WORK INSTRUCTIONS:
Search the material for the word "seaborn" and copy each line that holds it.

──────── DATA BLOCK

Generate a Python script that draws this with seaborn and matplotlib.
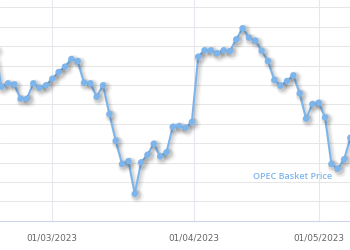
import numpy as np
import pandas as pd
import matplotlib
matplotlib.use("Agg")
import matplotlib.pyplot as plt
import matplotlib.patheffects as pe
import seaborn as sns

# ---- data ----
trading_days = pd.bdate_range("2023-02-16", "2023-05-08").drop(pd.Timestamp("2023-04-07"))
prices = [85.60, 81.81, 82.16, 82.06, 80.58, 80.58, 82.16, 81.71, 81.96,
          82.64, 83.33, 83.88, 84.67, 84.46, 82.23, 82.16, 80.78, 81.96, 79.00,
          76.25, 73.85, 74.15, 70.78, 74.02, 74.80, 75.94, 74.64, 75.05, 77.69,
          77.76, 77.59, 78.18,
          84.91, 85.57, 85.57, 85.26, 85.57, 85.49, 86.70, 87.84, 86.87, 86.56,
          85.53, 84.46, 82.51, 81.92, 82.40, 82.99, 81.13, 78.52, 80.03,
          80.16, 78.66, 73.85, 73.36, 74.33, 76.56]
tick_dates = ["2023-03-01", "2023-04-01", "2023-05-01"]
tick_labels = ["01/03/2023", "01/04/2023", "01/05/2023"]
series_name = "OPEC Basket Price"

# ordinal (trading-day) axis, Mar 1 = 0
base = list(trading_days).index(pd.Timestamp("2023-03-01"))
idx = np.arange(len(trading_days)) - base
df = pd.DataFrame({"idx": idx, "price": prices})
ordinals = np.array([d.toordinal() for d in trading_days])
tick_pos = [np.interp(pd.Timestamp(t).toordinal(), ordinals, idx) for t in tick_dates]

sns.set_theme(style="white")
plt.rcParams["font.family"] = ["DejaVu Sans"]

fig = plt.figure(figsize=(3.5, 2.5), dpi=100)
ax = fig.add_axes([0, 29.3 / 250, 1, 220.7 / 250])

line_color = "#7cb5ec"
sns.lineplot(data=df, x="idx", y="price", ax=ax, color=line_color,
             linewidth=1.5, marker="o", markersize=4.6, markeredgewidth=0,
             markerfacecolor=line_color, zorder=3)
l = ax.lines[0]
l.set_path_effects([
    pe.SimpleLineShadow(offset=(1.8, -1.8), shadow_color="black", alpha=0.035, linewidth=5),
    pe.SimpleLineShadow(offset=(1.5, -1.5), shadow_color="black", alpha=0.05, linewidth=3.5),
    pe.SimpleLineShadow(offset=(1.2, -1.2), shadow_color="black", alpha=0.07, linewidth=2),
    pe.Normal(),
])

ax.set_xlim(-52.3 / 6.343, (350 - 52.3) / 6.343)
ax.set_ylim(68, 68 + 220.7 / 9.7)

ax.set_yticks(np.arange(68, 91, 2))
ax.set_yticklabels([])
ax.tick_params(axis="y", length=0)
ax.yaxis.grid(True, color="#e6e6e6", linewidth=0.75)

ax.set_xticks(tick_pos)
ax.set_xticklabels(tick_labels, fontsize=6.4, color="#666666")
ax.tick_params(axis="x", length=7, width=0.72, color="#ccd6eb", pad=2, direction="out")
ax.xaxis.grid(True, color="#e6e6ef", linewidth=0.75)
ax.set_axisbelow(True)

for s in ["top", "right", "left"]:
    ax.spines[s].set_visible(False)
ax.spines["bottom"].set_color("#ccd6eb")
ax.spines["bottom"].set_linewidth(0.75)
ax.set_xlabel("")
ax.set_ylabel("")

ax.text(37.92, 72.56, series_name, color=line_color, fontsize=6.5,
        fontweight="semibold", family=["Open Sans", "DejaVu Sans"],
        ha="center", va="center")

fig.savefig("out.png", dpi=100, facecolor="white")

────────────────

EXERCISE ANSWER:
Generate a Python script that draws this with seaborn and matplotlib.
import seaborn as sns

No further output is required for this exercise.